8. (C) This was CBK at her most aggravating. She spoke
interminably and offered very little that she hadn't told me
several times before. During her rambling riff on Ranil's
perfidy, I was reminded of a great put-down I once heard
about a player on my college baseball team: does so-and-so,
one teammate mused, ever think anything that he doesn't say?

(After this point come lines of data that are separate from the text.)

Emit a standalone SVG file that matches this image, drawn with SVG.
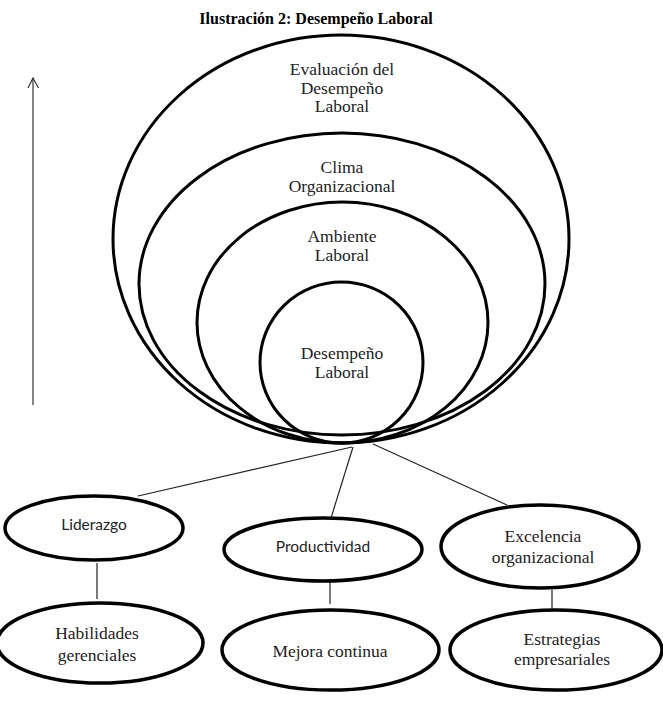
<svg xmlns="http://www.w3.org/2000/svg" width="663" height="711" viewBox="0 0 663 711">
<style>
  .big { fill: none; stroke: #000; stroke-width: 3; }
  .node { fill: #fff; stroke: #000; stroke-width: 3.5; }
  .conn { stroke: #222; stroke-width: 1.2; fill: none; }
  .serif { font-family: "Liberation Serif", "Times New Roman", serif; font-size: 17.5px; fill: #222; text-anchor: middle; }
  .sans { font-family: Lato, "Liberation Sans", sans-serif; font-size: 15.5px; fill: #222; text-anchor: middle; }
  .title { font-family: "Liberation Serif", "Times New Roman", serif; font-size: 16px; font-weight: bold; fill: #000; text-anchor: middle; }
</style>
<rect width="663" height="711" fill="#fff"/>
<text class="title" x="316" y="24">Ilustración 2: Desempeño Laboral</text>

<g id="arrow">
  <line x1="33" y1="405" x2="33" y2="78" stroke="#333" stroke-width="1.2"/>
  <polyline points="28,88 33,78 38.5,88" fill="none" stroke="#333" stroke-width="1.2"/>
</g>

<g id="evaluacion">
  <ellipse class="big" cx="341" cy="239" rx="228" ry="204"/>
  <text class="serif" x="342" y="75">Evaluación del</text>
  <text class="serif" x="342" y="93.5">Desempeño</text>
  <text class="serif" x="342" y="112">Laboral</text>
</g>
<g id="clima">
  <ellipse class="big" cx="342" cy="284" rx="203" ry="151"/>
  <text class="serif" x="342" y="173">Clima</text>
  <text class="serif" x="342" y="192">Organizacional</text>
</g>
<g id="ambiente">
  <ellipse class="big" cx="342.5" cy="322.5" rx="145.5" ry="120.5"/>
  <text class="serif" x="342" y="242">Ambiente</text>
  <text class="serif" x="342" y="260.5">Laboral</text>
</g>
<g id="desempeno">
  <ellipse class="big" cx="341.5" cy="362.5" rx="81.5" ry="80.5"/>
  <text class="serif" x="342" y="359">Desempeño</text>
  <text class="serif" x="342" y="377.5">Laboral</text>
</g>

<g id="connectors">
  <line class="conn" x1="352" y1="447" x2="138" y2="496"/>
  <line class="conn" x1="353" y1="447" x2="331" y2="518"/>
  <line class="conn" x1="373" y1="444" x2="507" y2="505"/>
  <line class="conn" x1="97" y1="563" x2="97" y2="599"/>
  <line class="conn" x1="330" y1="582" x2="330" y2="604"/>
  <line class="conn" x1="552" y1="590" x2="552" y2="609"/>
</g>

<g id="liderazgo">
  <ellipse class="node" cx="94" cy="528" rx="89" ry="32"/>
  <text class="sans" x="94" y="530">Liderazgo</text>
</g>
<g id="productividad">
  <ellipse class="node" cx="323" cy="549.5" rx="99" ry="31.5"/>
  <text class="sans" x="323" y="552">Productividad</text>
</g>
<g id="excelencia">
  <ellipse class="node" cx="540" cy="546.5" rx="99" ry="41.5"/>
  <text class="serif" x="543" y="542">Excelencia</text>
  <text class="serif" x="543" y="563">organizacional</text>
</g>
<g id="habilidades">
  <ellipse class="node" cx="100" cy="643" rx="103" ry="40"/>
  <text class="serif" x="97" y="639">Habilidades</text>
  <text class="serif" x="97" y="661">gerenciales</text>
</g>
<g id="mejora">
  <ellipse class="node" cx="330.5" cy="650" rx="108.5" ry="40"/>
  <text class="serif" x="330" y="657">Mejora continua</text>
</g>
<g id="estrategias">
  <ellipse class="node" cx="556" cy="650" rx="106" ry="40"/>
  <text class="serif" x="562" y="645">Estrategias</text>
  <text class="serif" x="562" y="665">empresariales</text>
</g>
</svg>
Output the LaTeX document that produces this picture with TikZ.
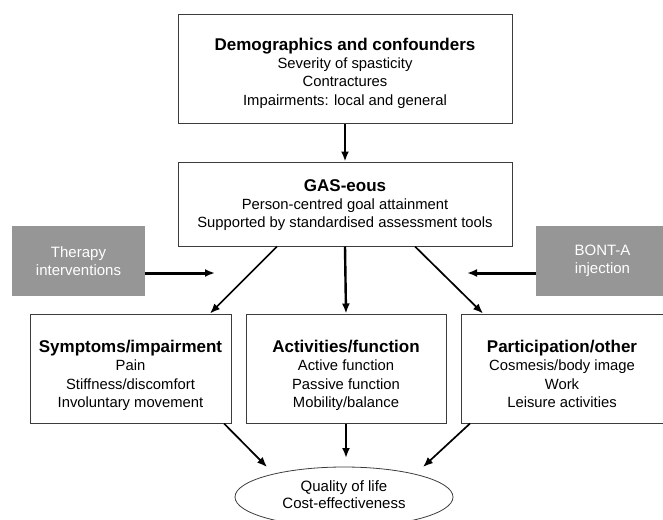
\documentclass[tikz,border=0pt]{standalone}
\usepackage{fontspec}
\setmainfont{Liberation Sans}
\usetikzlibrary{arrows.meta,shapes.geometric}
\definecolor{boxgray}{RGB}{150,150,150}
\definecolor{edgegray}{RGB}{60,60,60}
\newcommand{\boxtitle}[1]{{\fontsize{17}{18.5}\selectfont\bfseries #1}}
\newcommand{\lastline}[1]{#1\vphantom{gy}}
\begin{document}
\begin{tikzpicture}[x=1pt,y=-1pt,
  box/.style={draw=edgegray,line width=1pt,fill=white,rectangle,inner sep=0pt},
  boxtext/.style={inner sep=0pt,align=center,font=\fontsize{14.8}{18.3}\selectfont},
  sidebox/.style={fill=boxgray,rectangle,inner sep=0pt,align=center,text=white,
    minimum width=133pt,minimum height=70pt,font=\fontsize{15}{17.5}\selectfont},
  arr/.style={line width=2.4pt,-{Latex[length=10pt,width=8pt]}},
  darr/.style={line width=1.7pt,-{Latex[length=10pt,width=8pt]}},
  sarr/.style={line width=3pt,-{Latex[length=10pt,width=8pt]}}]
\useasboundingbox (0,0) rectangle (663,519);
\clip (0,0) rectangle (663,519);

% main boxes
\node[box,minimum width=334pt,minimum height=108pt] (demo) at (345,69) {};
\node[boxtext] (demotext) at ([yshift=-4pt]demo.center)
  {\boxtitle{Demographics and confounders}\\
   Severity of spasticity\\ Contractures\\ \lastline{Impairments: local and general}};
\node[box,minimum width=334pt,minimum height=84pt] (gas) at (345,204) {};
\node[boxtext] (gastext) at ([yshift=-1pt]gas.center)
  {\boxtitle{GAS-eous}\\
   Person-centred goal attainment\\ \lastline{Supported by standardised assessment tools}};

\node[box,minimum width=201pt,minimum height=109pt] (symp) at (130.5,368.5) {};
\node[boxtext] (symptext) at ([yshift=-7pt]symp.center)
  {\boxtitle{Symptoms/impairment}\\
   Pain\\ Stiffness/discomfort\\ \lastline{Involuntary movement}};
\node[box,minimum width=200pt,minimum height=109pt] (act) at (346,368.5) {};
\node[boxtext] (acttext) at ([yshift=-7pt]act.center)
  {\boxtitle{Activities/function}\\
   Active function\\ Passive function\\ \lastline{Mobility/balance}};
\node[box,minimum width=202pt,minimum height=109pt] (part) at (562,368.5) {};
\node[boxtext] (parttext) at ([yshift=-7pt]part.center)
  {\boxtitle{Participation/other}\\
   Cosmesis/body image\\ Work\\ \lastline{Leisure activities}};

\node[draw=edgegray,line width=0.8pt,ellipse,minimum width=218pt,minimum height=60pt,
  inner sep=0pt,align=center,font=\fontsize{15}{17.5}\selectfont] (qol) at (344,497)
  {\raisebox{4pt}{\shortstack{Quality of life\\[0pt] Cost-effectiveness}}};

% intervention boxes
\node[sidebox] (ther) at (78.5,261) {Therapy\\ interventions};
\node[sidebox] (bont) at (602.5,261) {BONT-A\\ \lastline{injection}};

% free ends of the intervention arrows
\coordinate (therend) at (215,273);
\coordinate (bontend) at (467,273);

% connectors
\draw[arr] (demo.south) -- (gas.north);
\draw[arr] (gas.south) -- (act.north);
\draw[darr] (gas.south west -| 277,0) -- (symp.north east -| 210,0);
\draw[darr] (gas.south west -| 415,0) -- (part.north west -| 483,0);
\draw[sarr] (ther.east |- therend) -- (therend);
\draw[sarr] (bont.west |- bontend) -- (bontend);

\draw[darr] (symp.south west -| 224,0) -- (267,467);
\draw[arr] (act.south) -- (346,458);
\draw[darr] (part.south west -| 470,0) -- (423,467);
\end{tikzpicture}
\end{document}
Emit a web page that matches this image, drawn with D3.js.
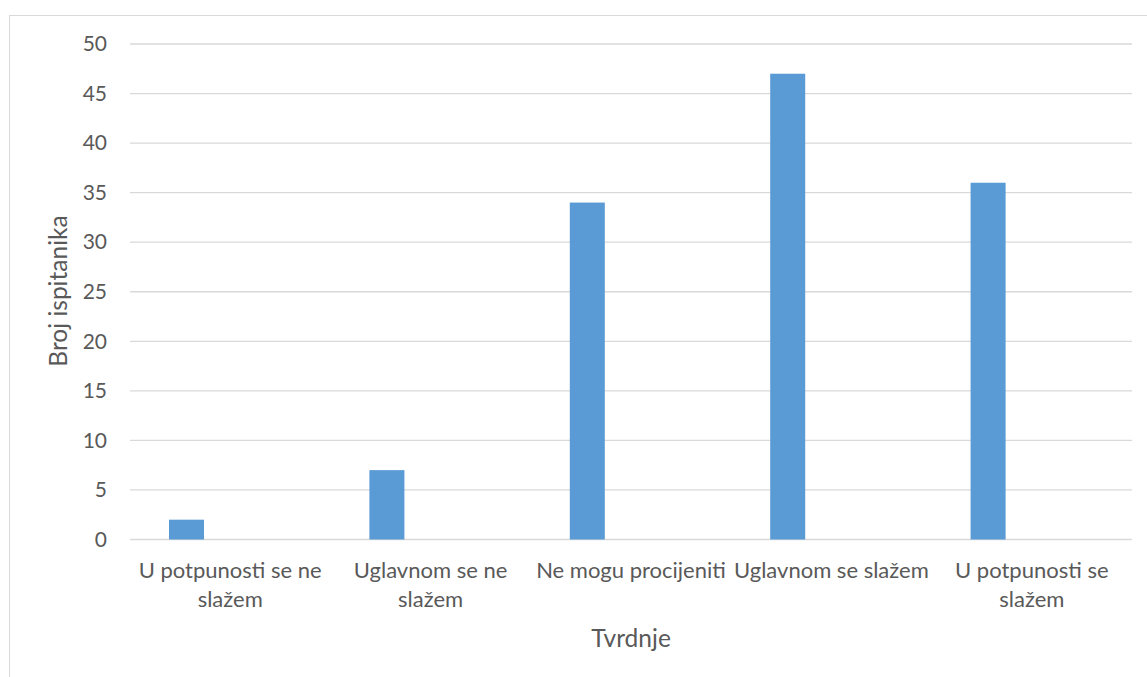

Sometimes, indeed, CBK seems to be speaking in the arrogant
manner of one who believes every thought she has is
expressible. Earlier this week, I ran into John Hume, the
Irish Nobel laureate, who had just met CBK. His assessment
of her was to the point: "The woman is crazy, as
self-absorbed as any human being I've ever met!" I do not
think she is nuts because she frequently can be cogent but
she does seem occasionally to be diagonally parked across
sanity's border. Perhaps that is understandable given the
personal tragedies she has endured in her life, most recently
her near-death experience with an LTTE suicide bomber.


9. (C) Such news as there was in this meeting was not good.
Cohabitation is in bad repair and a deal between the PA and
the JVP looks likely. The latter could be followed by a snap
election, which could set back peace talks for quite a while.